→ **JOB**
Search the listing for "this" and copy every line where it appears.

"""

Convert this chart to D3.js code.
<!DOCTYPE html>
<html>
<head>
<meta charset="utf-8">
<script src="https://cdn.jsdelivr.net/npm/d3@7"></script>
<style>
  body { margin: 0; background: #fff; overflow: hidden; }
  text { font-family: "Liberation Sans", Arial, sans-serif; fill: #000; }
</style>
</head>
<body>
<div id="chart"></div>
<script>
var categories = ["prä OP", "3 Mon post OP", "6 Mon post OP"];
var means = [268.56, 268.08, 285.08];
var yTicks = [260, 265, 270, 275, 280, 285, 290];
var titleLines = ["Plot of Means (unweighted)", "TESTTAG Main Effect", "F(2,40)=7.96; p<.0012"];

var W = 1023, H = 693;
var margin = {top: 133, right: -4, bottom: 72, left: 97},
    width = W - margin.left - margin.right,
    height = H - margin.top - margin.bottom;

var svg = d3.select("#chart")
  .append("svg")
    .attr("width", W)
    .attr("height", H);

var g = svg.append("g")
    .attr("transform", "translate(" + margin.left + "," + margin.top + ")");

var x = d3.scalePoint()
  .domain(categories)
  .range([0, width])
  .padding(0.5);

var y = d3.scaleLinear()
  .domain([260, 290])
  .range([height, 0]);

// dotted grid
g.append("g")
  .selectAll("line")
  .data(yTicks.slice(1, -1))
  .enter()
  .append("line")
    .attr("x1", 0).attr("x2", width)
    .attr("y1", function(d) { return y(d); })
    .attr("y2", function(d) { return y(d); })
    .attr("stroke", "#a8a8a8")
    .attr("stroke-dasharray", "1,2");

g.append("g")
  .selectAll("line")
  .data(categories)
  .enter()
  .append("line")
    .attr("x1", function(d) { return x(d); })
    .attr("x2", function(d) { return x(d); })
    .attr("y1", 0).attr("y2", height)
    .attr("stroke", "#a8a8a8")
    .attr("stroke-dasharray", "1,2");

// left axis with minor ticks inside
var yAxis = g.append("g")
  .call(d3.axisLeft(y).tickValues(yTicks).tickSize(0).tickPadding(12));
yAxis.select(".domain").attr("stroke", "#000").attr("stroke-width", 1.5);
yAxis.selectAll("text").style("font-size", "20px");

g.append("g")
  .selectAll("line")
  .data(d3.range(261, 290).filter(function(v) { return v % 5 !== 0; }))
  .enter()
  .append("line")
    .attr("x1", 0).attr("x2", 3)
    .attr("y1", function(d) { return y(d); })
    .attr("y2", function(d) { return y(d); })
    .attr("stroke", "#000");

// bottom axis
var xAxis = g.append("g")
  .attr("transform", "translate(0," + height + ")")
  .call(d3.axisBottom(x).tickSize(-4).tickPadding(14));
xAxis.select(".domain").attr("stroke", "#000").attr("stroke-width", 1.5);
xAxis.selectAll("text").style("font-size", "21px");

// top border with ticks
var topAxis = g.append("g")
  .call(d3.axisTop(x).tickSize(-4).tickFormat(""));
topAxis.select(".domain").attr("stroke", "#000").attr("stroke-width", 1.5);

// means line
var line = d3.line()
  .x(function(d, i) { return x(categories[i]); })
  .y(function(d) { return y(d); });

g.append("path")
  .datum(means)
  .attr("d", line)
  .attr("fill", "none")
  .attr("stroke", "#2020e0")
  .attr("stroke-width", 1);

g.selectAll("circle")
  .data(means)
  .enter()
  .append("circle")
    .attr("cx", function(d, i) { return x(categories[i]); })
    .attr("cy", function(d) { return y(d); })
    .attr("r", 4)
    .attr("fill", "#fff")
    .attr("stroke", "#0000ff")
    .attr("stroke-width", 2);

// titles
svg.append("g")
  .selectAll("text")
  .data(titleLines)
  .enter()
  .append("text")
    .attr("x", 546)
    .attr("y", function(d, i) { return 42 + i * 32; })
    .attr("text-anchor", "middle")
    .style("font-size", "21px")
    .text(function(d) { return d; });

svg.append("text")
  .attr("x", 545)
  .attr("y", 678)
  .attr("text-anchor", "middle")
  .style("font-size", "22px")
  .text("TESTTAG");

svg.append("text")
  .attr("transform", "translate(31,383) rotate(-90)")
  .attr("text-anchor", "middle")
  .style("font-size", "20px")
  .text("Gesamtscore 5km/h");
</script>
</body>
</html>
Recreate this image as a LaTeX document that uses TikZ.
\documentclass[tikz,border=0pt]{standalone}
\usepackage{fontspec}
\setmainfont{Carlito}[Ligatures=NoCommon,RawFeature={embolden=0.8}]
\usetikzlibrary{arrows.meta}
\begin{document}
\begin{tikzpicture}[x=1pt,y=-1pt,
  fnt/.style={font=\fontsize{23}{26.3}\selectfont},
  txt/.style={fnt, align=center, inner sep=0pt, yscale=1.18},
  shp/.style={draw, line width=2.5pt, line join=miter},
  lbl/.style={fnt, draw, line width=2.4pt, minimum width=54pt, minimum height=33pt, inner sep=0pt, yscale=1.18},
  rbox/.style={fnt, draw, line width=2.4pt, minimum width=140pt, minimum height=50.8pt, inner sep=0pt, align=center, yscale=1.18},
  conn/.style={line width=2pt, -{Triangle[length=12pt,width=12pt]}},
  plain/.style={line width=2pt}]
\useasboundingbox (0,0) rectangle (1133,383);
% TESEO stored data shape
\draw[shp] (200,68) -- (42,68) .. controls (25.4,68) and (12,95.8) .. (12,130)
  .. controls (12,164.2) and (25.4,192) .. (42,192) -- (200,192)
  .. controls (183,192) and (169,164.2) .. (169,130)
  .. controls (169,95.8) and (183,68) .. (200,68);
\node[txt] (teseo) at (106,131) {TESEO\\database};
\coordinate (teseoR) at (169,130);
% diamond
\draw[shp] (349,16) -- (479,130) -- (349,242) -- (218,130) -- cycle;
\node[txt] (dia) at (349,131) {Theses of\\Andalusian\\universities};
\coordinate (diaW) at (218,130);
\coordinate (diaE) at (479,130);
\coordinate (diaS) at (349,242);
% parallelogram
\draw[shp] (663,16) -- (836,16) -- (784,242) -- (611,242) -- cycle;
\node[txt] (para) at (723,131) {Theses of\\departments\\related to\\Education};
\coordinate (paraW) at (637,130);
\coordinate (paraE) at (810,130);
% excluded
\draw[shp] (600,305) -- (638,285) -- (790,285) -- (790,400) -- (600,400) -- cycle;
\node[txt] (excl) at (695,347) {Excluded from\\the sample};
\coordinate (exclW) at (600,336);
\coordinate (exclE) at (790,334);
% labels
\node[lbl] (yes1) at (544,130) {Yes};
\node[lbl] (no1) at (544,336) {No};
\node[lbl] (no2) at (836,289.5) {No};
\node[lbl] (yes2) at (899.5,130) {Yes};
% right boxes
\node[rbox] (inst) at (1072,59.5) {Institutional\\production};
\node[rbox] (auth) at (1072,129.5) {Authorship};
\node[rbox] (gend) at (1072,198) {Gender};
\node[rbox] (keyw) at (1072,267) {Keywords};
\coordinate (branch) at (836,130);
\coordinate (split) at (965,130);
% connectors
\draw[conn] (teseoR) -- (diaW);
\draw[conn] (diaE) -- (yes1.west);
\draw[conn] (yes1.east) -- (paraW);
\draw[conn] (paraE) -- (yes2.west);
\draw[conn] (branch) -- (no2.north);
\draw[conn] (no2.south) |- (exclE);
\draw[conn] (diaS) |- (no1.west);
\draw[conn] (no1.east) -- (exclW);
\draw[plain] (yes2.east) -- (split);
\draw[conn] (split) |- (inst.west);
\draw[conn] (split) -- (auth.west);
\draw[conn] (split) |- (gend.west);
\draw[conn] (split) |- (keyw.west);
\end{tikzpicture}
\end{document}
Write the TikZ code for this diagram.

"""

→ **OUTPUT**
Convert this chart to D3.js code.
Recreate this image as a LaTeX document that uses TikZ.
Write the TikZ code for this diagram.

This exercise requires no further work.